A German edition of the Psalms, published in Philadelphia in 1762:
This edition was printed by Nicolaus Hasselbach, who learned his trade from Christopher Saur. Saur, a Pietist, was the first to print with the German-Fraktur typeface in North America. He was competition for Benjamin Franklin, who had a monopoly on the the German-language print market until Sauer got a press and type from radical pietists in Germany. He is known for printing the first German-language Bible in America.

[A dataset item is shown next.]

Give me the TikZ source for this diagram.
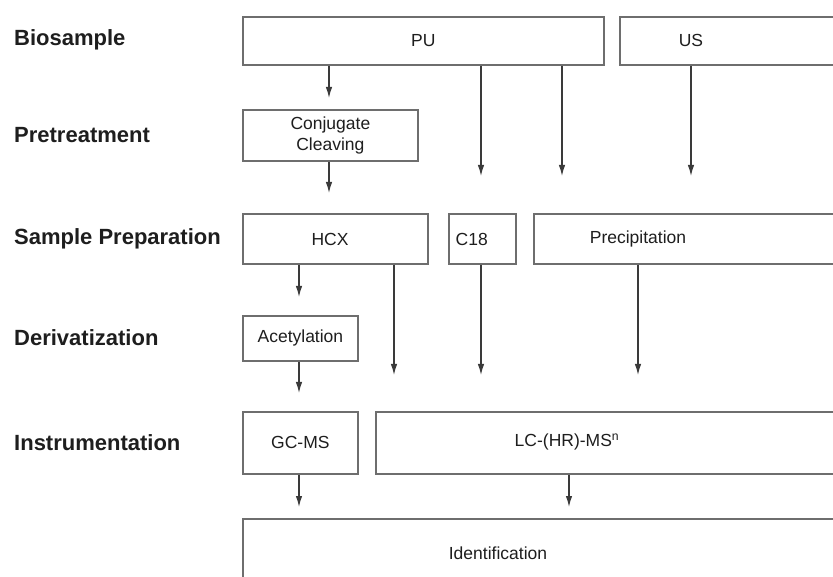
\documentclass[tikz,border=0pt]{standalone}
\usepackage{fontspec}
\setmainfont{Liberation Sans}
\usetikzlibrary{arrows.meta}
\definecolor{boxgray}{HTML}{6E6E6E}
\definecolor{arrowgray}{HTML}{3A3A3A}
\definecolor{txt}{HTML}{1E1E1E}
\begin{document}
\begin{tikzpicture}[x=1pt,y=-1pt,
 box/.style={draw=boxgray,line width=1.8pt,inner sep=0pt,anchor=north west,text=txt,font=\fontsize{17.5}{21}\selectfont,align=center},
 txtnode/.style={anchor=base,inner sep=0pt,text=txt,font=\fontsize{17.5}{21}\selectfont},
 rowlabel/.style={anchor=base west,inner sep=0pt,text=txt,font=\fontsize{22}{26}\selectfont\bfseries},
 arr/.style={draw=arrowgray,line width=1.3pt,-{Latex[length=11pt,width=6.5pt]}}]
\useasboundingbox (0,0) rectangle (833,577);
\clip (0,0) rectangle (833,577);
\fill[white] (0,0) rectangle (833,577);

% row labels
\node[rowlabel] (lbio) at (14,46) {Biosample};
\node[rowlabel] (lpre) at (14,142.7) {Pretreatment};
\node[rowlabel] (lsam) at (14,245) {Sample Preparation};
\node[rowlabel] (lder) at (14,345) {Derivatization};
\node[rowlabel] (lins) at (14,450) {Instrumentation};

% boxes
\node[box,minimum width=361pt,minimum height=48pt] (pu) at (242,16) {PU};
\node[box,minimum width=240pt,minimum height=48pt] (us) at (619,16) {};
\node[txtnode] (ust) at (691,46.7) {US};

\node[box,minimum width=175pt,minimum height=51pt] (conj) at (242,109) {Conjugate\\Cleaving};

\node[box,minimum width=185pt,minimum height=50pt] (hcx) at (242,213) {};
\node[txtnode] (hcxt) at (330,245.5) {HCX};
\node[box,minimum width=67pt,minimum height=50pt] (c18) at (448,213) {};
\node[txtnode] (c18t) at (471.7,245.5) {C18};
\node[box,minimum width=320pt,minimum height=50pt] (prec) at (533,213) {};
\node[txtnode] (prect) at (638,244) {Precipitation};

\node[box,minimum width=115pt,minimum height=45pt] (acet) at (242,315) {Acetylation};

\node[box,minimum width=115pt,minimum height=62pt] (gc) at (242,411) {GC-MS};
\node[box,minimum width=480pt,minimum height=62pt] (lc) at (375,411) {};
\node[txtnode] (lct) at (567,446.7) {LC-(HR)-MS\textsuperscript{n}};

\node[box,minimum width=620pt,minimum height=100pt] (ident) at (242,518) {};
\node[txtnode] (identt) at (498,559) {Identification};

% arrow tips
\coordinate (t1) at (329,98);
\coordinate (t2) at (481,176);
\coordinate (t3) at (562,176);
\coordinate (t4) at (691,176);
\coordinate (t5) at (329,193);
\coordinate (t6) at (299,297);
\coordinate (t7) at (394,375);
\coordinate (t8) at (481,375);
\coordinate (t9) at (638,375);
\coordinate (t10) at (299,393);
\coordinate (t11) at (299,507);
\coordinate (t12) at (569,507);

\draw[arr] (pu.south -| t1) -- (t1);
\draw[arr] (pu.south -| t2) -- (t2);
\draw[arr] (pu.south -| t3) -- (t3);
\draw[arr] (us.south -| t4) -- (t4);
\draw[arr] (conj.south -| t5) -- (t5);
\draw[arr] (hcx.south -| t6) -- (t6);
\draw[arr] (hcx.south -| t7) -- (t7);
\draw[arr] (c18.south -| t8) -- (t8);
\draw[arr] (prec.south -| t9) -- (t9);
\draw[arr] (acet.south -| t10) -- (t10);
\draw[arr] (gc.south -| t11) -- (t11);
\draw[arr] (lc.south -| t12) -- (t12);
\end{tikzpicture}
\end{document}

Hasselbach started his business in Philadelphia, where he was part-owner of a print shop in Chestnut Hill and an investor in a paper mill in Germantown. He moved to Baltimore in 1765, a few years after printing this psalter. He set up in business for himself and was Baltimore's first printer in any language. Hasselbach printed a number of almanacs and possibly some religious tracts, including one called Zwey wahrhafte von gantz besondrn Himmels-Zichen (Two true, very special Heaven-Signs), an apocalyptic text which has been attributed to him on typographical evidence.
Hasselbach died only four or five years after getting started in Baltimore. On a business trip back to Europe, he was died at sea. His widow sold the printing shop to William Goddard, a New Englander, who used it to print Baltimore's first newspaper in 1773, The Maryland Journal.
The book of psalms sold at a New York auction last week. It brought $938.